Eggplant Adobo Style

We love eggplant at my house. I try to find recipes out there that utilizes this great night shade.  There are so many different types of eggplants, so you know there will be numerous ways to prepare.  Filipinos love "adobo".  They prepare just about anything adobo style.  So, when I found this recipe, I was so excited to make it.  What a find.  If you love Filipino style adobo and eggplant, this is a perfect marriage.


3-4 Japanese eggplants
5 cloves of garlic (crushed whole)
1/2 cups chicken or pork broth
3 tblsp soy sauce
1/3 cup white wine vinegar or coconut vinegar
1 tsp sugar
1 tsp oyster sauce
3 tblsp canola or olive oil
Salt & pepper to taste
1 tsp canola or olive oil (for sauce)

Slice eggplants diagonally.  Heat the oil in a frying pan.  When hot, fry the eggplant slices until brown and semi-soft but still a little firm.  Remove the cooked eggplant to a paper towel to absorb any excess oil.  Continue cooking until all the eggplant slices have been fried.  Do not crowd.  Eggplant tends to absorb the oil, so add additional oil to the pan when needed.
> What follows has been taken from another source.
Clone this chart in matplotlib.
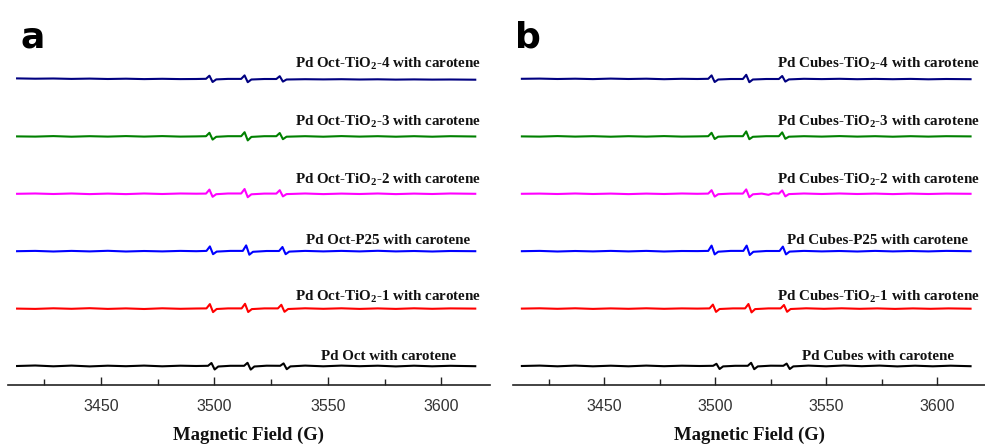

In another saucepan, heat 1 tsp of oil.  Add the garlic, stirring frequent, cook for 1 minute. Do not allow it to burn.  Add vinegar, soy sauce, broth and lots of pepper.  Bring to a boil then reduce to simmer for 5 minutes.  Add the eggplant, season with salt if necessary.  Continue to cook for 5 minutes, turning the eggplants occassionally.  Serve hot with jasmine or basmati rice.


  1. When do you add the oyster sauce and sugar?

    1. I would add it with the vinegar and soy.